In Cohen and Bacdayan' experiment, routines are revealed as repeated action sequences. As we noted before, to define what means that two sequences are "the same" it depends upon the representation of the problem and the level of observation involved. Cohen and Bacdayan point out, for example, that the sequence of moves Up-Up-anything-Target (UU*T) is often used by subjects (the median pair solves more than one game in four playing UU*T), and that there is a statistically significant positive correlation between the number of times UU*T is played and the number of moves used in the tournament.
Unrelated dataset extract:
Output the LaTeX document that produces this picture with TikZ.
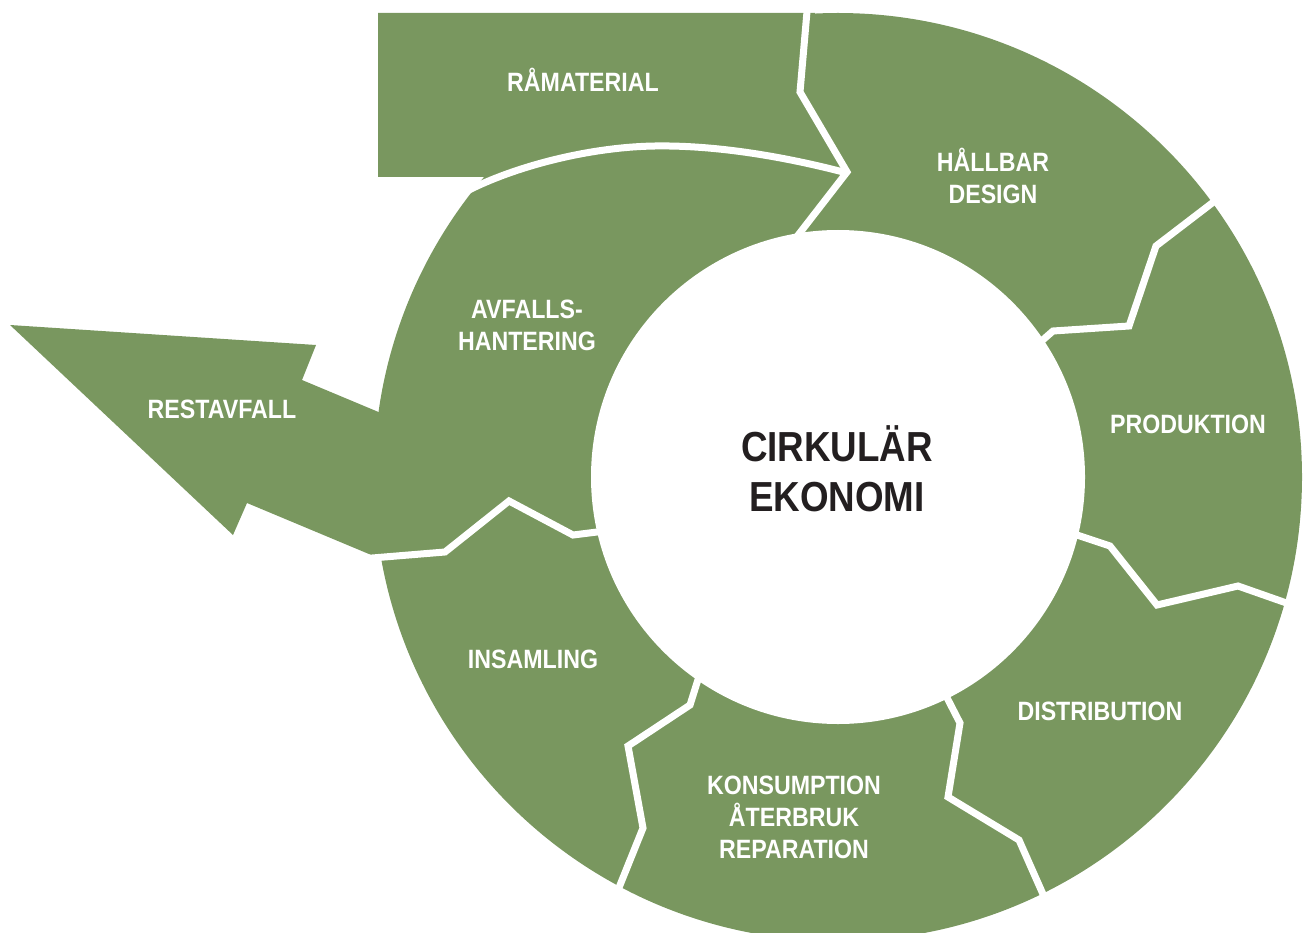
\documentclass[tikz,border=0pt]{standalone}
\usepackage{fontspec}
\setmainfont{Liberation Sans}
\newfontfamily\dinlike[FakeStretch=0.875]{Liberation Sans}
\definecolor{leaf}{RGB}{121,151,95}
\definecolor{ink}{RGB}{35,31,32}
\tikzset{
  sep/.style={draw=white,line width=7pt,line join=miter,line cap=butt},
  lbl/.style={text=white,font=\dinlike\bfseries\fontsize{26.5}{32}\selectfont,align=center,inner sep=0pt},
  ctr/.style={text=ink,font=\dinlike\bfseries\fontsize{42}{50}\selectfont,align=center,inner sep=0pt},
}
\begin{document}
\begin{tikzpicture}[x=1pt,y=-1pt]
\useasboundingbox (0,0) rectangle (1303,933);
\clip (0,0) rectangle (1303,933);
\coordinate (C) at (838,477);
% green ring, raw material block, residual waste arrow
\fill[leaf] (C) circle[radius=464];
\fill[leaf] (378,13) -- (815,13) -- (815,100) -- (856,172) -- (856,177) -- (378,177) -- cycle;
\fill[leaf] (10,325) -- (316,345) -- (302,380) -- (400,421) -- (400,567) -- (247,503) -- (233,535) -- cycle;
\fill[white] (C) circle[radius=247];
% white separators
\draw[sep] (808,0) -- (800,92) -- (847,172) -- (792,243);
\draw[sep] (465,192) .. controls (515,166) and (590,147) .. (655,146)
                     .. controls (720,145) and (790,158) .. (847,173);
\draw[sep] (360,559) -- (445,552) -- (509,501) -- (573,535) -- (605,531);
\draw[sep] (701,670) -- (690,705) -- (628,746) -- (643,828) -- (616,895);
\draw[sep] (942,688) -- (960,723) -- (948,797) -- (1019,840) -- (1046,901);
\draw[sep] (1068,532) -- (1110,546) -- (1157,605) -- (1238,586) -- (1295,606);
\draw[sep] (1037,345) -- (1053,331) -- (1129,326) -- (1156,246) -- (1220,197);
% labels
\node[lbl] (raw) at (583,80) {RÅMATERIAL};
\node[lbl] (design) at (993,176) {HÅLLBAR\\DESIGN};
\node[lbl] (prod) at (1188,424) {PRODUKTION};
\node[lbl] (dist) at (1100,711) {DISTRIBUTION};
\node[lbl] (cons) at (794,817) {KONSUMPTION\\ÅTERBRUK\\REPARATION};
\node[lbl] (coll) at (533,659) {INSAMLING};
\node[lbl] (waste) at (527,325) {AVFALLS-\\HANTERING};
\node[lbl] (rest) at (222,409) {RESTAVFALL};
\node[ctr] (core) at (837,469) {CIRKULÄR\\EKONOMI};
\end{tikzpicture}
\end{document}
However, other relevant repetitive sequences exist like Search DownC-Search DownN-Pass-Up (CNPU) which are the typical reactions of over cooperative players to particular configurations The players realize that their partner is searching for a card (C) which is presumed to be useful. They search in the opposite covered position (N) in order to offer the useful card to the partner (U) after he has passed. The sequence is therefore CNPU. Of course the sequence: search DownN-search DownC-Pass-Up reflects the same procedure in terms of the mental model involved but it corresponds to a different sequence of actions. The point is, therefore, that CNPU should be considered as perfectly equivalent to NCPU in terms of routinized thinking, although they differ as regards the sequence of actions. Therefore, there is a limit to defining routinized behaviors as repetitive behaviors which arise in similar conditions. As the above example shows, two phenomena can be considered as similar in relation to the level of abstraction at which the observers are thinking, and more generally in relation to their mental representation of the phenomena.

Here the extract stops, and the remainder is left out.